The process of skimming the fat out of milk strips out vitamins A and D. The Food and Drug Administration says farmers must artificially put those vitamins back in to call it skim or nonfat. If they don’t, the regulation says, they must call it imitation, which ruffles Randy’s feathers.

“I don’t want to call it imitation. It confuses the customer,” he said. “It’s taken right out of the cow, but it’s imitation? Silly.”

“This is a vibrant family-owned business that’s getting, frankly, slapped in the face by a nonsensical government regulation,” attorney John DeSantis said.

The Florida-based Institute for Justice has taken up Randy’s cause. In a lawsuit filed in federal court in Harrisburg, it offers compromise labeling like “pure pasteurized skim milk, no vitamins added or replaced, the only ingredient is skim milk” or “pasteurized skim milk, vitamins A & D removed with cream.”

Let Randy label it how he wants, they argue, and let consumers decide what they want.

“It’s legal to sell pure skim milk and the government admits it’s safe to drink pure skim milk. They just object to farmers calling pure skim milk skim milk. They insist that pure skim milk must be labeled imitation skim milk.
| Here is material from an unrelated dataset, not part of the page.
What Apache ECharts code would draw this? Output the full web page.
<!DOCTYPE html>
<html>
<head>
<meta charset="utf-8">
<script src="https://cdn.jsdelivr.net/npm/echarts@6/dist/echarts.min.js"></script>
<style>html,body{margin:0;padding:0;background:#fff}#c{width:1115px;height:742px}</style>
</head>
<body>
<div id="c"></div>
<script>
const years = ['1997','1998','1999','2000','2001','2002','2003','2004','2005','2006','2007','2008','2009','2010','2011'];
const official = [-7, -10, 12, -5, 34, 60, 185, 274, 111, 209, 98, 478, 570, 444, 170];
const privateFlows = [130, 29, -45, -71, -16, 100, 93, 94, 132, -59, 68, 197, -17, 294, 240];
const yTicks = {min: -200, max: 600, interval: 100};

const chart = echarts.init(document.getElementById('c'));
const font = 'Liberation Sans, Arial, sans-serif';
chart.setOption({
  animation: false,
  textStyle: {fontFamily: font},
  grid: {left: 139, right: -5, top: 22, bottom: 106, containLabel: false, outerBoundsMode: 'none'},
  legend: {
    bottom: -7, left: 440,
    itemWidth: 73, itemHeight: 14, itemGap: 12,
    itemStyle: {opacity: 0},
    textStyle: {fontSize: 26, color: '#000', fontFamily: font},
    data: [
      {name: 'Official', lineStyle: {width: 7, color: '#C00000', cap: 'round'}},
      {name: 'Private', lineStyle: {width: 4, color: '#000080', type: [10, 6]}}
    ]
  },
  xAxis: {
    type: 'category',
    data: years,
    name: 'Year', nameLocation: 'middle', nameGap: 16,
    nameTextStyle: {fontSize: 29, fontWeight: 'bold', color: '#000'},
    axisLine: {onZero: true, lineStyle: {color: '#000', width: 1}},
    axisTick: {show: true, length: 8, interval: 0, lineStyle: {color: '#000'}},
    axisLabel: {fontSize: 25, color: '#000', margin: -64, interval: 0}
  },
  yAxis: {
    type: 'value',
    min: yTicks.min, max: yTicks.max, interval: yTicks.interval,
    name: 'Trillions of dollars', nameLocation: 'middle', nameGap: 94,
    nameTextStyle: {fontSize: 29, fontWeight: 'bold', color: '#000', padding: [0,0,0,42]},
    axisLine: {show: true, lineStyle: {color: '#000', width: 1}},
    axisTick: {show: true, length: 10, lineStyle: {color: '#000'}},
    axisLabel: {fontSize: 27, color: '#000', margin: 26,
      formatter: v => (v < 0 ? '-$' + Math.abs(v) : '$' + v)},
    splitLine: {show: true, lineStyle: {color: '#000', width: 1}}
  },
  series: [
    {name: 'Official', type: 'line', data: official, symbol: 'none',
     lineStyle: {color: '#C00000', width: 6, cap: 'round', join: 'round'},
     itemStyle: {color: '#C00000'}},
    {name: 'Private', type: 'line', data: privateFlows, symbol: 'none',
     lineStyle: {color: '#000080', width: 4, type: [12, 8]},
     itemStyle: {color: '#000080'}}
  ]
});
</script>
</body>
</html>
It’s an issue of free speech,” Justin Pearson of the Institute for Justice said.

In a statement, the FDA explained it has what’s called a “standard of identity.” Basically, customers should have a reasonable expectation that all skim milk meets certain standards. It adds, “nutrients shall be added to the food to restore nutrient levels so that the product is not nutritionally inferior.”

But Randy clucks that his product is superior.

“None of it makes any sense,” he said. “It would be so simple to say OK, just sell your skim milk. It’s not going to hurt anybody. If people want vitamin A and D in it, they’ll go someplace and buy where it has A and D in it.”

“Business owners have the right to tell the truth and the government does not have the power to change the dictionary,” Pearson said.

The FDA wouldn’t comment on the lawsuit, but its legal response is due in the next few weeks.